» **GIVEN INSTRUCTION**:
In the entries below, count each line holding the word "this". Answer with the total alone.

** begin **

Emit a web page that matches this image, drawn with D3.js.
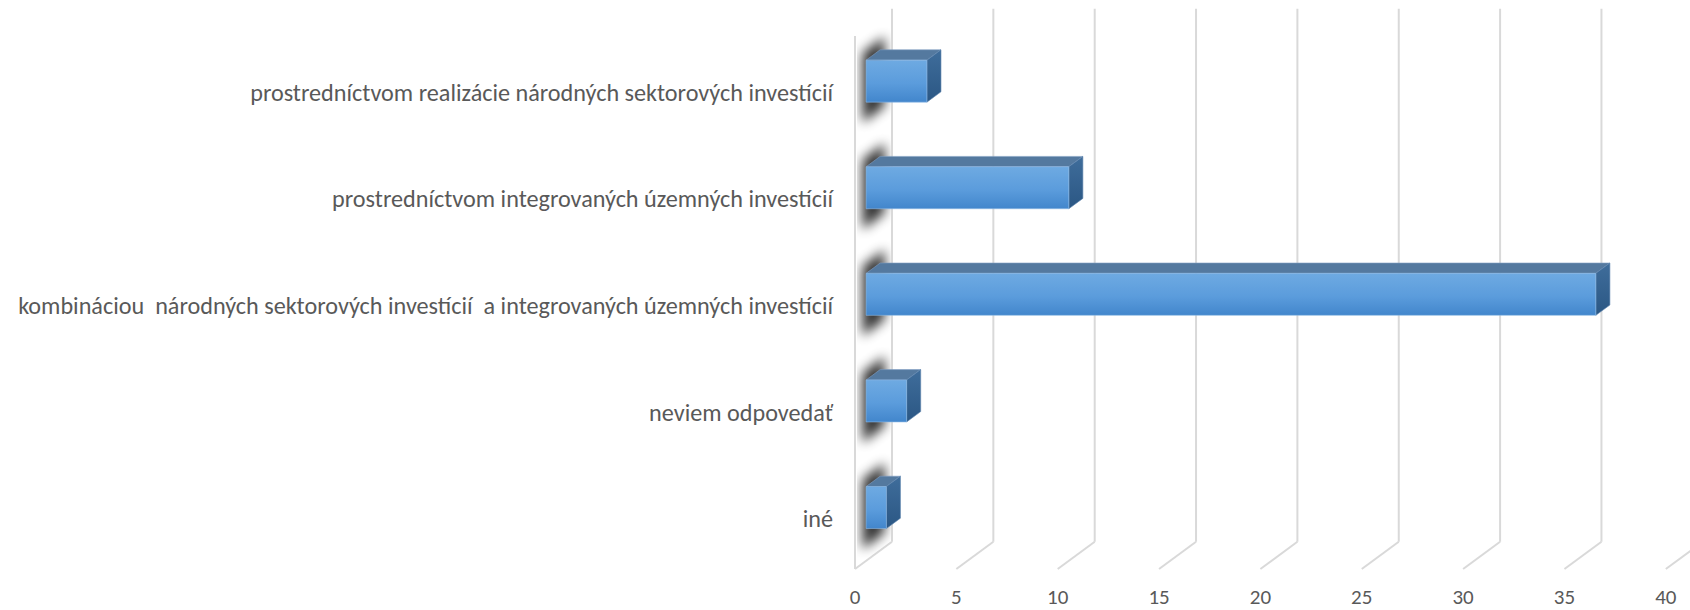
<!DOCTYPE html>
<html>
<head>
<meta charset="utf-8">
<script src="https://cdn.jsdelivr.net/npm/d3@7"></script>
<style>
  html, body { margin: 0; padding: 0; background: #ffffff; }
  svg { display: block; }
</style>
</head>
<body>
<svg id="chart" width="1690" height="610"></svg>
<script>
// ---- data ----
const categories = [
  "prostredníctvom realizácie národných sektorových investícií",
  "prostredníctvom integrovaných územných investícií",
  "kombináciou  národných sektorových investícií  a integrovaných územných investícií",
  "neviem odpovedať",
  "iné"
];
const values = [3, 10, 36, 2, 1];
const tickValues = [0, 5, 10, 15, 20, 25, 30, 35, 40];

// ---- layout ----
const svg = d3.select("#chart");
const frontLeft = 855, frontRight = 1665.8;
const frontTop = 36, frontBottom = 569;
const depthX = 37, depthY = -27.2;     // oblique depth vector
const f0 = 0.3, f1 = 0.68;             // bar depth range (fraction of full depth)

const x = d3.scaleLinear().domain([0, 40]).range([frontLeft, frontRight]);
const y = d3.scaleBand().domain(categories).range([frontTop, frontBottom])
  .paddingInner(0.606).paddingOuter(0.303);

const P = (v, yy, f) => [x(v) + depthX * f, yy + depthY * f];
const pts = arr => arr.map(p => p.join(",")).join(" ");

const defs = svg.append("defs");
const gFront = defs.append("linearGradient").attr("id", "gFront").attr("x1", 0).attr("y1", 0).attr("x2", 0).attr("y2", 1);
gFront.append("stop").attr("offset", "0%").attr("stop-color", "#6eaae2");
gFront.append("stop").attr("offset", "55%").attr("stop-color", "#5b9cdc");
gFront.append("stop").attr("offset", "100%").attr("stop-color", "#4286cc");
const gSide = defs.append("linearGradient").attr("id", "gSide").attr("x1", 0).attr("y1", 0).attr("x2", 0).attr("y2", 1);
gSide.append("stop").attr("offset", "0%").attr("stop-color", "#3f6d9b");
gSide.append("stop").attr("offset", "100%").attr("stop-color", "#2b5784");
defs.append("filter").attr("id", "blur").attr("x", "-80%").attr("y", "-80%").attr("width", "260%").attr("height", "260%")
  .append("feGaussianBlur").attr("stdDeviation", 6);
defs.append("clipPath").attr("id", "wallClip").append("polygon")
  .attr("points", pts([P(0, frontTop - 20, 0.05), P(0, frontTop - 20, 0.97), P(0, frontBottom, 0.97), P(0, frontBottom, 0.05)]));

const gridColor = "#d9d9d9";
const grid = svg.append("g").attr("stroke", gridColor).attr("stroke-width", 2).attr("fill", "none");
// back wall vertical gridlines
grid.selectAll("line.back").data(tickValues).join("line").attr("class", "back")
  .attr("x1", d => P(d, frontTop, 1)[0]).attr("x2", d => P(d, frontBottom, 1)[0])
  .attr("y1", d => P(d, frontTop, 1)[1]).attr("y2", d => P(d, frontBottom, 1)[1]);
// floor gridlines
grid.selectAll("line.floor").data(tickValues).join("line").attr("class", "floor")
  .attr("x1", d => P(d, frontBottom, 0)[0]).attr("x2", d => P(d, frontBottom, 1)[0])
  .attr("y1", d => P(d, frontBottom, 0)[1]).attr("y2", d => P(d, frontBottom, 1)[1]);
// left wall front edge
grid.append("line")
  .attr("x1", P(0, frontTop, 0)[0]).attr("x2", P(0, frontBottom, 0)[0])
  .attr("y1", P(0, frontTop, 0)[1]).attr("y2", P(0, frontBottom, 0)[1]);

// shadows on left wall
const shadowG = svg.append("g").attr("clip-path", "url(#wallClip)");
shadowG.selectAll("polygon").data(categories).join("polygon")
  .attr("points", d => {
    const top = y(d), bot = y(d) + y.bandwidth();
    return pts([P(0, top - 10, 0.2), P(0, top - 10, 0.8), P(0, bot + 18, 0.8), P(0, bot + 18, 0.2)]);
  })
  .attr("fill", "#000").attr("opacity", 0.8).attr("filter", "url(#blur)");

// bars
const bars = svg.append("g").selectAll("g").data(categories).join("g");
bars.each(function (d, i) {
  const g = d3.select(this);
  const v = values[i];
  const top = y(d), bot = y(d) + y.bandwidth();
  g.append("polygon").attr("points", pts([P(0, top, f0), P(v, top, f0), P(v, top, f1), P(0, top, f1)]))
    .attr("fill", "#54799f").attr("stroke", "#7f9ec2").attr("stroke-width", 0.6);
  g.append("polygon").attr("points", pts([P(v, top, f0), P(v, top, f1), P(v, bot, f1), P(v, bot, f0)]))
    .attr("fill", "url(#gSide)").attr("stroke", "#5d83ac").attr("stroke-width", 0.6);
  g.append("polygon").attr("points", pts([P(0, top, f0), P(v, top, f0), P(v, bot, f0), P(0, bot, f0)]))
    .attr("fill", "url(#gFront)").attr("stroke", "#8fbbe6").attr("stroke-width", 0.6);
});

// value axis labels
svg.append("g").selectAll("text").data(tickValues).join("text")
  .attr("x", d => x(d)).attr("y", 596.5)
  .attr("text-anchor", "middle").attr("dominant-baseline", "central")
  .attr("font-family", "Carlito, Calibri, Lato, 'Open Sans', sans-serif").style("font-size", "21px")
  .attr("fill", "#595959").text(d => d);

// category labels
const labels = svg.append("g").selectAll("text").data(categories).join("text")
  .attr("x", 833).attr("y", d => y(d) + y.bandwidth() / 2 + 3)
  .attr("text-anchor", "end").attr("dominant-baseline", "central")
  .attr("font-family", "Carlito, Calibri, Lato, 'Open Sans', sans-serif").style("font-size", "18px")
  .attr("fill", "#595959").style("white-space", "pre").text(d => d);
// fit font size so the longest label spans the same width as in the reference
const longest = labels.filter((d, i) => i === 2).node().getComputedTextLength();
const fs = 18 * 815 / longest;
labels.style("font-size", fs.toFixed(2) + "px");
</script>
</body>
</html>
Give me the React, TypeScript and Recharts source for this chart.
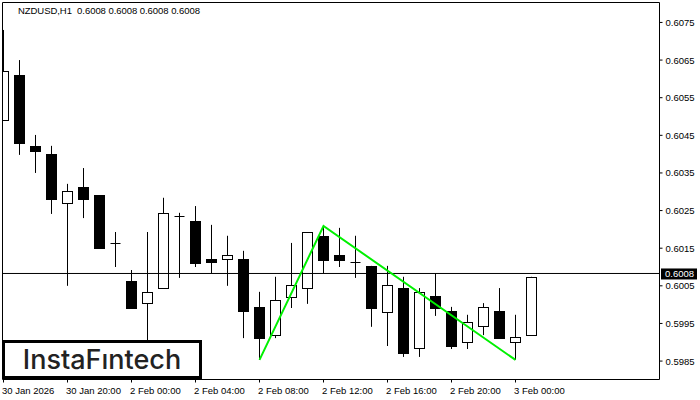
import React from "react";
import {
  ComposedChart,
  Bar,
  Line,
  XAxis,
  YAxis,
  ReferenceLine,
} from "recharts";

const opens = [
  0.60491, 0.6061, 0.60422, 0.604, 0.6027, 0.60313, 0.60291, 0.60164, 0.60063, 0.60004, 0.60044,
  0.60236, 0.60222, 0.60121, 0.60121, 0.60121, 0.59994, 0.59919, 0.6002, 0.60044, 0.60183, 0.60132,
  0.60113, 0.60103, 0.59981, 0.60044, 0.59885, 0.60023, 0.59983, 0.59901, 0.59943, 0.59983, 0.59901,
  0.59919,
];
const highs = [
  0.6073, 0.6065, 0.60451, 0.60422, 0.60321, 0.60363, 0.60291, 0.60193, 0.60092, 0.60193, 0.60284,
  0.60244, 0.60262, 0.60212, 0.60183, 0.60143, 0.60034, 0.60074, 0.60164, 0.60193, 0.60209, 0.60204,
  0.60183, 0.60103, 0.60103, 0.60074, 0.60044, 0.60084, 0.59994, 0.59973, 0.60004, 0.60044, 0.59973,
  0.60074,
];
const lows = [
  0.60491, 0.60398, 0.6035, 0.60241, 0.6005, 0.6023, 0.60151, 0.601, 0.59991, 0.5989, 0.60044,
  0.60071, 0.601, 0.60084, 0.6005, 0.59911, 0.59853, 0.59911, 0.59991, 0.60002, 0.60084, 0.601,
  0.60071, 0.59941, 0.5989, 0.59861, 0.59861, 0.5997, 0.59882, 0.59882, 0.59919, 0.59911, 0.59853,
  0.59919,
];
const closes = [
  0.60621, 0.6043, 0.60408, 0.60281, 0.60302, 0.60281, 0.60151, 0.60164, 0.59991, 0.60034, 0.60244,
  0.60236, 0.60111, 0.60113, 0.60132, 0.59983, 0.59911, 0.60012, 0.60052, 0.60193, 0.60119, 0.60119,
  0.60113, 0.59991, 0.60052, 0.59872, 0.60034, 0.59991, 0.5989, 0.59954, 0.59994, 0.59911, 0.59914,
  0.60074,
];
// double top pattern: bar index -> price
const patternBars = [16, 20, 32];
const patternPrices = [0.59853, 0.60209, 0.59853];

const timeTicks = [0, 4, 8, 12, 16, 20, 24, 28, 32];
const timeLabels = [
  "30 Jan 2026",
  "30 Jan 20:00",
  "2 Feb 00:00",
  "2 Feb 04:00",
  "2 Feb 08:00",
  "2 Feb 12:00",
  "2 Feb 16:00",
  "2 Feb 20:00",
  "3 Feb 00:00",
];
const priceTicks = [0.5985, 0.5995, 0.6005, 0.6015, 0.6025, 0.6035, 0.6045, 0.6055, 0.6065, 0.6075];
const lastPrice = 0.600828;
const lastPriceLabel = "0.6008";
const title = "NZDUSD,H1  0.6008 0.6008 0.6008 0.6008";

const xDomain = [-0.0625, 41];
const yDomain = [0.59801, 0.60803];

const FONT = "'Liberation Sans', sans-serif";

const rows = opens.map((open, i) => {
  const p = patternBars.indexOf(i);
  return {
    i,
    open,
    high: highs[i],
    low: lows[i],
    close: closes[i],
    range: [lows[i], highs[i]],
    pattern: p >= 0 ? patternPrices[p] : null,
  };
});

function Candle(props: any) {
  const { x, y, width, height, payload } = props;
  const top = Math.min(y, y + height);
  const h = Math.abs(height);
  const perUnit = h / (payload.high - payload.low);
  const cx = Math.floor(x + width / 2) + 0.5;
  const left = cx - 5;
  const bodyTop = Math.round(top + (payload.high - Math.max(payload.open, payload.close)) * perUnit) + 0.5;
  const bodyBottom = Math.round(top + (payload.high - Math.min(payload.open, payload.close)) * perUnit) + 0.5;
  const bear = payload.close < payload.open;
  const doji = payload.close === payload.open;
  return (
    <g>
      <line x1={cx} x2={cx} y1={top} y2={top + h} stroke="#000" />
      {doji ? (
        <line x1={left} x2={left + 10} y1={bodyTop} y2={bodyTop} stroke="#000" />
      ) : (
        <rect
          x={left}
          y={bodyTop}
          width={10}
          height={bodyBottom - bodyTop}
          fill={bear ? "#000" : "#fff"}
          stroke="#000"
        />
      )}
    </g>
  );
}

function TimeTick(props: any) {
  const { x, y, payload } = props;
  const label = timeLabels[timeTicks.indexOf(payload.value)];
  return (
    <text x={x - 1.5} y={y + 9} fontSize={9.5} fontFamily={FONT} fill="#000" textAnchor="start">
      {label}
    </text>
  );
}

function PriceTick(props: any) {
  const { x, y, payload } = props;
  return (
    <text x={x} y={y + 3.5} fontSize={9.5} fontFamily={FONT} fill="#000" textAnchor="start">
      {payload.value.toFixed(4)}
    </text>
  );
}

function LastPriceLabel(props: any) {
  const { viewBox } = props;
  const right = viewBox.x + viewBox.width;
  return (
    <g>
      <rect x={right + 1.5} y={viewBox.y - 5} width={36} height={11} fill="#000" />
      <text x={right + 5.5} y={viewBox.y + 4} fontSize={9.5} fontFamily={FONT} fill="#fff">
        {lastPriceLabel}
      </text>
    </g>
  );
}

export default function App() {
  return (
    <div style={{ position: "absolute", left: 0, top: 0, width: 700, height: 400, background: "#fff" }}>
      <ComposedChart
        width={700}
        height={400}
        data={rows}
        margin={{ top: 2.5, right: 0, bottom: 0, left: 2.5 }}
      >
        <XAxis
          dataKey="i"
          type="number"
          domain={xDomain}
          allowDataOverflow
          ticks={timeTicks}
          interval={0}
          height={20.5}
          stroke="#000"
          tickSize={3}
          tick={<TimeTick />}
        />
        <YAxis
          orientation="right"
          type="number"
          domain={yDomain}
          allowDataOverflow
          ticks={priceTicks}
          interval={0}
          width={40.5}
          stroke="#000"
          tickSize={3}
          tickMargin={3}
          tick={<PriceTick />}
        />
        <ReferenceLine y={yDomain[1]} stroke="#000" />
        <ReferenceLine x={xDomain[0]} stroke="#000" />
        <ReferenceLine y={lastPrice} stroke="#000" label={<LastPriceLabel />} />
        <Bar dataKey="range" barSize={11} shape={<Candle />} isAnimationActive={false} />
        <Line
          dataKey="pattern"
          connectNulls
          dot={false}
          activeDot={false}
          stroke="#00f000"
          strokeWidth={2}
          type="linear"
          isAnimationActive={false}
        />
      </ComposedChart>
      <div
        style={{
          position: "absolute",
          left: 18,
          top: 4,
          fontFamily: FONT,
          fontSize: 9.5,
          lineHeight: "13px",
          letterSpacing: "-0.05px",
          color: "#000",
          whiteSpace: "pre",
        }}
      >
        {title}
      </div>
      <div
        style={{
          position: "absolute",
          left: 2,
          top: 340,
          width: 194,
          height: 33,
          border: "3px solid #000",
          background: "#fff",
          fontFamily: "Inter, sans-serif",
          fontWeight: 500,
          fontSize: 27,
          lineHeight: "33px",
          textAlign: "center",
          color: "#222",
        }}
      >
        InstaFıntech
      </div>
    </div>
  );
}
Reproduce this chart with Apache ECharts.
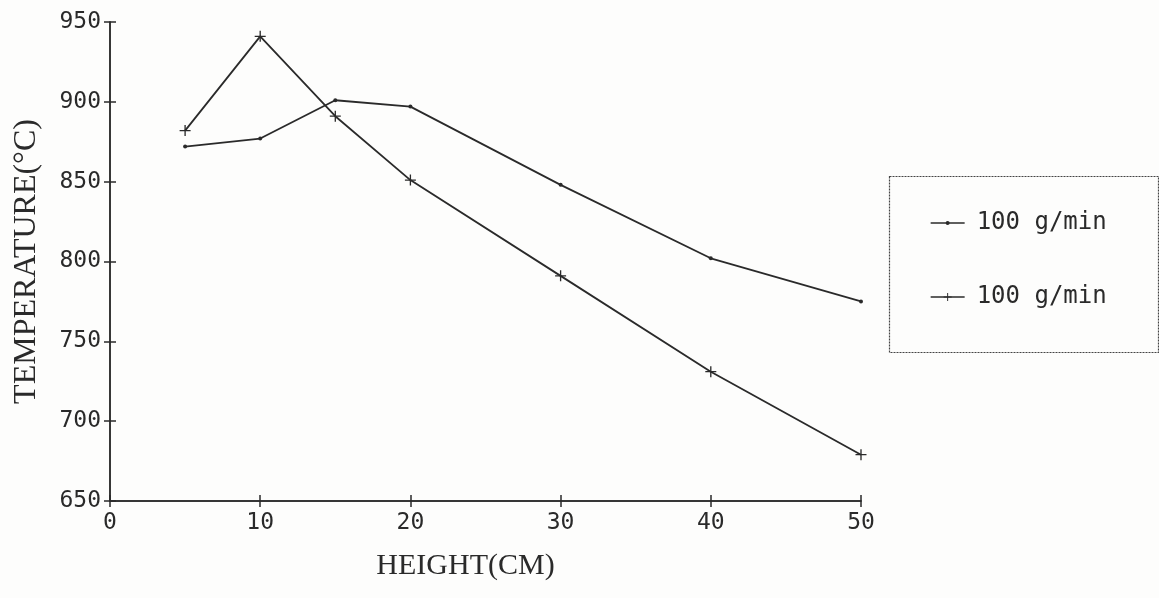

** end **

» **EXERCISE SOLUTION**:
4